Effect of Zinc Oxide Modification by Indium Oxide on Microstructure, Adsorbed Surface Species, and Sensitivity to CO

Additives in semiconductor metal oxides are commonly used to improve sensing behavior of gas sensors. Due to complicated effects of additives on the materials microstructure, adsorption sites and reactivity to target gases the sensing mechanism with modified metal oxides is a matter of thorough research. Herein, we establish the promoting effect of nanocrystalline zinc oxide modification by 1 – 7 at.% of indium on the sensitivity to CO gas due to improved nanostructure dispersion and concentration of active sites. The sensing materials were synthesized via an aqueous coprecipitation route. Materials composition, particle size and BET area were evaluated using X-ray diffraction, nitrogen adsorption isotherms, high-resolution electron microscopy techniques and EDX-mapping. Surface species of chemisorbed oxygen, OH-groups and acid sites were characterized by probe molecule techniques and infrared spectroscopy. Zinc oxide particle size was found to decrease and the BET area to increase with the amount of indium. The additive was observed in the form of amorphous indium oxide segregated on agglomerated crystalline ZnO nanoparticles.
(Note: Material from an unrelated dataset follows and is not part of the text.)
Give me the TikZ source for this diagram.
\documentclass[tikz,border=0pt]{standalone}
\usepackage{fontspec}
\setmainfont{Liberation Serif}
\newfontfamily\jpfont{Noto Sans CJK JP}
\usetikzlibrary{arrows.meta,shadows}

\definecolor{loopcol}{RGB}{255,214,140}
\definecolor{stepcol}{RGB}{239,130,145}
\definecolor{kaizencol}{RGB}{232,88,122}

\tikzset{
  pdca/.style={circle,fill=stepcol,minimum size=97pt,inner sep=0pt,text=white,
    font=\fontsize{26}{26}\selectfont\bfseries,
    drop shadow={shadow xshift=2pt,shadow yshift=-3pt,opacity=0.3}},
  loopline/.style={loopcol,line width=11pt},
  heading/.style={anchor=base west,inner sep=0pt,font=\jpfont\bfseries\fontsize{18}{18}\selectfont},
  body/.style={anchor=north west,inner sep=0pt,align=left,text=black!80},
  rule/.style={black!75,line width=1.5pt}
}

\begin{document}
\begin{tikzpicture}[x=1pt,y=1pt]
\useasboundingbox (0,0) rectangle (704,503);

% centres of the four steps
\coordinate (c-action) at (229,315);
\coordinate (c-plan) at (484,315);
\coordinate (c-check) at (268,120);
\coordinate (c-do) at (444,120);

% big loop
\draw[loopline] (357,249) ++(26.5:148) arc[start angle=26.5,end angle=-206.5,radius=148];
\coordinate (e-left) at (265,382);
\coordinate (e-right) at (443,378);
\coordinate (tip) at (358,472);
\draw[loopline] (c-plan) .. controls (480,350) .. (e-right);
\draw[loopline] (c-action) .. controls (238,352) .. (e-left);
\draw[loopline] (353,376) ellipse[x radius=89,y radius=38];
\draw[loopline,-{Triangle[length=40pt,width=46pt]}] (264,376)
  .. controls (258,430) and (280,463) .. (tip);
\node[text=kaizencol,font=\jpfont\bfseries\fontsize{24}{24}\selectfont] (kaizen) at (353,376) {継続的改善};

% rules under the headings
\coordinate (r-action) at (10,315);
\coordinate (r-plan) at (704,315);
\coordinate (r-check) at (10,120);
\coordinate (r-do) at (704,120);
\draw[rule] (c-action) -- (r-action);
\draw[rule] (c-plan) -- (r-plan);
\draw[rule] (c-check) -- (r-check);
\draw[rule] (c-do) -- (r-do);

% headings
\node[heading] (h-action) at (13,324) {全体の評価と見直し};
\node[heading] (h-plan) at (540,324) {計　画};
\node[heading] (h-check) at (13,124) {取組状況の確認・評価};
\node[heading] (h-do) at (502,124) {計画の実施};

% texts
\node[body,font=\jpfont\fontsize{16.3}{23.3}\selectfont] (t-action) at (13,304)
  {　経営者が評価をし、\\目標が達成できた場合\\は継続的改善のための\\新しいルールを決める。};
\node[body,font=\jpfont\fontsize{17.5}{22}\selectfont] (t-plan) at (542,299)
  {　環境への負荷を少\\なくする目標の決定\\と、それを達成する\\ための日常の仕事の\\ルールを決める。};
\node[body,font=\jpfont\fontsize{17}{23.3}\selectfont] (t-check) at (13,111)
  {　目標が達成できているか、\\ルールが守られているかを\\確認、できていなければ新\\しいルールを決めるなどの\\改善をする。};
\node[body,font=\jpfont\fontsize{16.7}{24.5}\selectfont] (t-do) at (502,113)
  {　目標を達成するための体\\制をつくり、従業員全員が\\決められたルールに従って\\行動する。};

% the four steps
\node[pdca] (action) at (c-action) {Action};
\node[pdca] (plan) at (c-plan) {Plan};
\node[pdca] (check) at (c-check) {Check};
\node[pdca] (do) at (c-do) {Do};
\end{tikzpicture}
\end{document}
The concentration of surface species was found to be higher on In-modified zinc oxide. With the increase of indium content, the sensor response of ZnO(In) to CO was improved. Using in situ infrared spectroscopy, it was shown that oxidation of CO molecules was enhanced on the modified zinc oxide surface. The effect of modifier was attributed to promotion of surface OH-groups and enhancement of CO oxidation on the segregated indium ions, as suggested by DFT in previous work.